UN ÁRBOL PARA MI HIJA
DANIEL GRAU
Cuando nació mi primogénita, aquella felicidad me fue tan desbordante que no dudé que, debía materializar esa alegría con algún simbolismo representativo de esa dicha personal y hacerla eficaz para la contemplación a través de los años. Aquel emblema elegido, por ende, debía provenir de la misma naturaleza; de eso se trata la vida y el nacimiento. Así pues, me pareció exquisito plantar un árbol en la misma tarde del alumbramiento. Luego de presenciar el acto supremo del nacimiento esa mañana, me apresuré al vivero con la intención de llevar a cabo mi ceremonia de amor.
Cuando a los tres días de vida Sofía hizo su entrada triunfal a la casa, el ciprés habitaba con esplendor en la nueva tierra y reverdecía de salud.
Sofía y el ciprés compartían un lazo bello de vida, eran hermanos de la naturaleza por así decirlo. Imaginé la bella postal, de la sombra del enorme árbol cobijando en el verano, la piel blanca y suave de una mujer hermosa, como lo sería mi hija en aquel futuro lejano.
A la semana de vida, Sofía comenzó a perder peso, en lugar de ganarlo como es la normalidad de los casos. Su blancura se había tornado en palidez, y el estado de ánimo en general no era de lo mejor.
Los médicos a los que acudimos, no daban con el acierto necesario para revertir ese camino indeseable, que por aquellos tiempos, nuestra beba recorría.

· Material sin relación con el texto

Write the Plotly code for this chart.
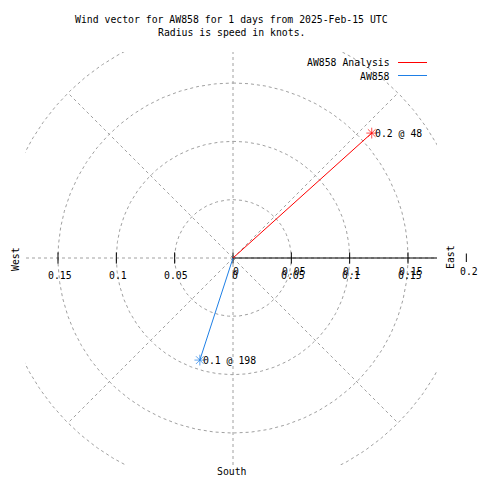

El ciprés, lejos de respetar el símbolo de unidad por el cual yo lo había sembrado, continuaba creciendo fuerte y vigoroso. No mostraba huellas de respeto hacía su hermana natural que convalecía día a día.
Mi esposa; escéptica por naturaleza de cuestiones paganas, rituales seudo religiosos y adivinadores de turno, no dudó ni un ápice en concurrir (a pesar de su incredulidad manifiesta) a la consulta de una mujer dedicada al ocultismo y ciencias no exactas.
Fue muy precisa al llegar esa tarde a casa; donde yo apenas aguardaba con la estampa de una derrota imperdonable y la impotencia de no poder mejorar las cosas. "Hay que cortar el árbol dijo". Fue tan categórica, que sus palabras se tradujeron directamente sin escalas a mis manos. A los cinco minutos el ciprés moría inerte en el suelo.
Algo que apenas yo noté y preferí guardarlo en el cofre de las cosas olvidables, fue un retrato de la in cordura misma. Del corte producido por el hacha, manaba un liquido semejante a la resina, pero con un leve tinte rojizo. Nunca imaginé que un árbol pudiera sangrar. Pero éste sangraba.
Mi hija mejoró paulatinamente y de todos modos sigue siendo feliz sin su árbol. Hoy ya tiene ocho años de edad. Ríe y juega en el jardín, sin sombras que cobijen su saludable piel blanca.
Algunas veces me cuestioné la idea del árbol; pero que iba a saber yo, que un simbolismo podía tener tanto asidero en lo real; cuando cavé esa tarde el pozo para sembrar el bello ciprés y deposité bajo sus raíces la placenta de mi esposa.